The Mach-E’s 15.5-inch infotainment screen hosts a specially developed version of Ford’s most recent Sync 4A system and is the largest screen in the class. The Tesla Model Y uses a 15-inch screen while everyone else is in the 10- to 11-inch range. Sync 4A, unlike some early Sync versions, works very well. It even has voice control and allows for a lot of personalization.
The system supports both Apple CarPlay and Android Auto, wired or wirelessly. With the new Sync, all of the Mach-E’s software updates will be over the air (as Tesla has been doing since Day 1). There are USB-A and USB-C ports front and rear, as well as a wireless charging pad on the center console.
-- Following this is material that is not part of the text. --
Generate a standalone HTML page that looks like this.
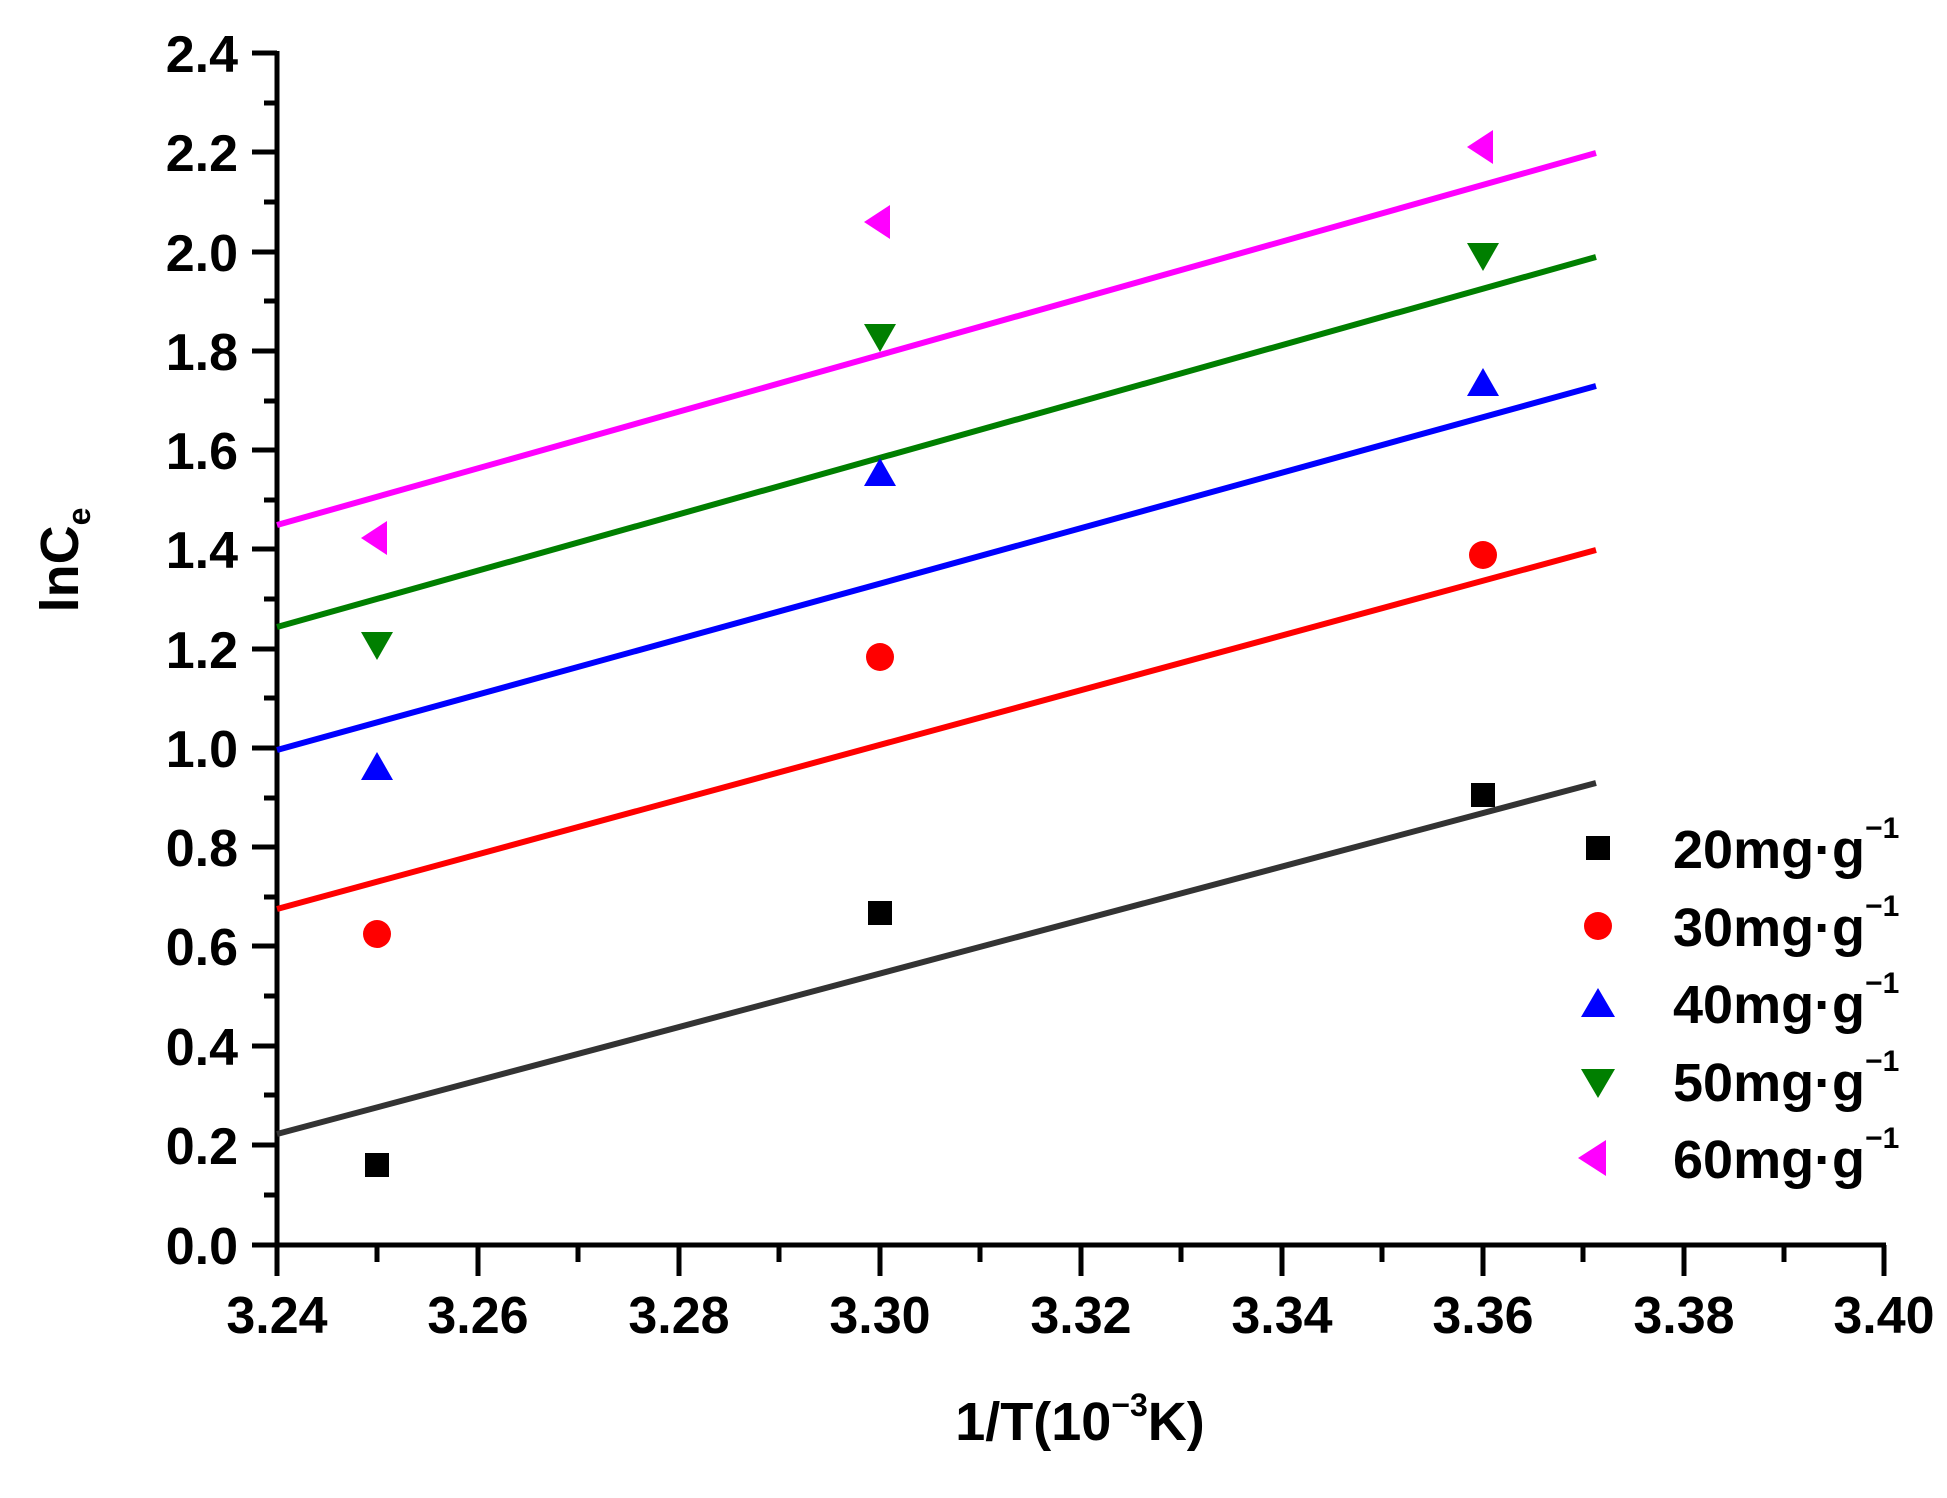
<!DOCTYPE html>
<html><head><meta charset="utf-8"><style>
html,body{margin:0;padding:0;background:#fff;}
svg{display:block;font-family:"Liberation Sans",Arial,sans-serif;font-weight:bold;}
</style></head><body>
<svg width="1947" height="1498" viewBox="0 0 1947 1498" xmlns="http://www.w3.org/2000/svg">
<g stroke="#000" stroke-width="5" fill="none">
<line x1="277" y1="51" x2="277" y2="1247"/>
<line x1="275" y1="1245" x2="1886" y2="1245"/>
<path d="M252 53H277 M252 152H277 M252 252H277 M252 351H277 M252 450H277 M252 549H277 M252 649H277 M252 748H277 M252 847H277 M252 946H277 M252 1046H277 M252 1145H277 M252 1245H277"/>
<path d="M264 103H277 M264 202H277 M264 301H277 M264 401H277 M264 500H277 M264 599H277 M264 698H277 M264 798H277 M264 897H277 M264 996H277 M264 1095H277 M264 1195H277"/>
<path d="M277 1245V1276 M478 1245V1276 M679 1245V1276 M880 1245V1276 M1081 1245V1276 M1282 1245V1276 M1483 1245V1276 M1684 1245V1276 M1884 1245V1276"/>
<path d="M377 1245V1262 M578 1245V1262 M779 1245V1262 M980 1245V1262 M1181 1245V1262 M1382 1245V1262 M1583 1245V1262 M1784 1245V1262"/>
</g>
<g font-size="52" text-anchor="end" fill="#000">
<text x="238" y="72">2.4</text><text x="238" y="171">2.2</text><text x="238" y="271">2.0</text>
<text x="238" y="370">1.8</text><text x="238" y="469">1.6</text><text x="238" y="568">1.4</text>
<text x="238" y="668">1.2</text><text x="238" y="767">1.0</text><text x="238" y="866">0.8</text>
<text x="238" y="965">0.6</text><text x="238" y="1065">0.4</text><text x="238" y="1164">0.2</text>
<text x="238" y="1264">0.0</text>
</g>
<g font-size="52" text-anchor="middle" fill="#000">
<text x="277" y="1333">3.24</text><text x="478" y="1333">3.26</text><text x="679" y="1333">3.28</text>
<text x="880" y="1333">3.30</text><text x="1081" y="1333">3.32</text><text x="1282" y="1333">3.34</text>
<text x="1483" y="1333">3.36</text><text x="1684" y="1333">3.38</text><text x="1884" y="1333">3.40</text>
</g>
<text x="1080" y="1440" font-size="54" text-anchor="middle">1/T(10<tspan font-size="32" dy="-24">−3</tspan><tspan dy="24">K)</tspan></text>
<text transform="translate(78,560) rotate(-90)" font-size="54" text-anchor="middle">lnC<tspan font-size="32" dy="12">e</tspan></text>
<g stroke-width="6">
<line x1="277" y1="1134" x2="1596" y2="783" stroke="#333"/>
<line x1="277" y1="909" x2="1596" y2="550" stroke="#ff0000"/>
<line x1="277" y1="750" x2="1596" y2="386" stroke="#0000ff"/>
<line x1="277" y1="627" x2="1596" y2="257" stroke="#007f00"/>
<line x1="277" y1="525" x2="1596" y2="153" stroke="#ff00ff"/>
</g>
<g fill="#000">
<rect x="365" y="1153" width="24" height="24"/><rect x="868" y="901" width="24" height="24"/><rect x="1471" y="783" width="24" height="24"/>
</g>
<g fill="#ff0000">
<circle cx="377" cy="934" r="14"/><circle cx="880" cy="657" r="14"/><circle cx="1483" cy="555" r="14"/>
</g>
<g fill="#0000ff">
<path d="M377 752l-16 28h32z"/><path d="M880 458l-16 28h32z"/><path d="M1483 368l-16 28h32z"/>
</g>
<g fill="#007f00">
<path d="M361 632h32l-16 28z"/><path d="M864 324h32l-16 28z"/><path d="M1467 243h32l-16 28z"/>
</g>
<g fill="#ff00ff">
<path d="M361 538l26-17v34z"/><path d="M864 222l26-17v34z"/><path d="M1467 147l26-17v34z"/>
</g>
<rect x="1586" y="836" width="24" height="24" fill="#000"/>
<circle cx="1598" cy="926" r="14" fill="#ff0000"/>
<path d="M1598 988l-17 29h34z" fill="#0000ff"/>
<path d="M1581 1069h34l-17 29z" fill="#007f00"/>
<path d="M1578 1158l28-18v36z" fill="#ff00ff"/>
<g font-size="54" fill="#000">
<text x="1673" y="868">20mg·g<tspan font-size="30" dy="-30">−1</tspan></text>
<text x="1673" y="946">30mg·g<tspan font-size="30" dy="-30">−1</tspan></text>
<text x="1673" y="1023">40mg·g<tspan font-size="30" dy="-30">−1</tspan></text>
<text x="1673" y="1101">50mg·g<tspan font-size="30" dy="-30">−1</tspan></text>
<text x="1673" y="1178">60mg·g<tspan font-size="30" dy="-30">−1</tspan></text>
</g>
</svg>
</body></html>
But as is becoming the norm, Sync and that big touchscreen handle most of the Mach-E’s functions. There are phone, audio, and cruise control buttons on the steering wheel, but the only physical knob on the dash is for the volume control. If you haven’t mastered voice commands, the setup could be distracting.
The 2022 Mustang Mach-E hasn’t been crash-tested yet by the National Highway Traffic Safety Administration (NHTSA). But with its full suite of active safety and driver-assist systems and rigid safety cage surrounding the battery pack, it is ranked as one of the safest electric crossovers tested by the Insurance Institute for Highway Safety (IIHS).
The 2021 Mach-E aced every one of the institute’s crash tests and won top ratings for its front crash prevention system in tests with another vehicle or a pedestrian. The Select trim got only a Marginal rating for the effectiveness of its LED headlights, but all other trims have LED projection beam headlights and won ratings as an IIHS Top Safety Pick.
Ford’s Co-Pilot360 2.0 and 360 Assist 2.0 driver-assist packages are standard on all Mach-E trims. They provide lane-keeping and lane-centering, full-range cruise control with stop-and-go, and cross-traffic and blind-spot warning systems.
A hands-free Blue Cruise highway driving feature (on appropriately marked roads) is standard on the Premium and California Route 1 trims, optional on the Select and GT. It requires a $600 activation fee for a three-year subscription.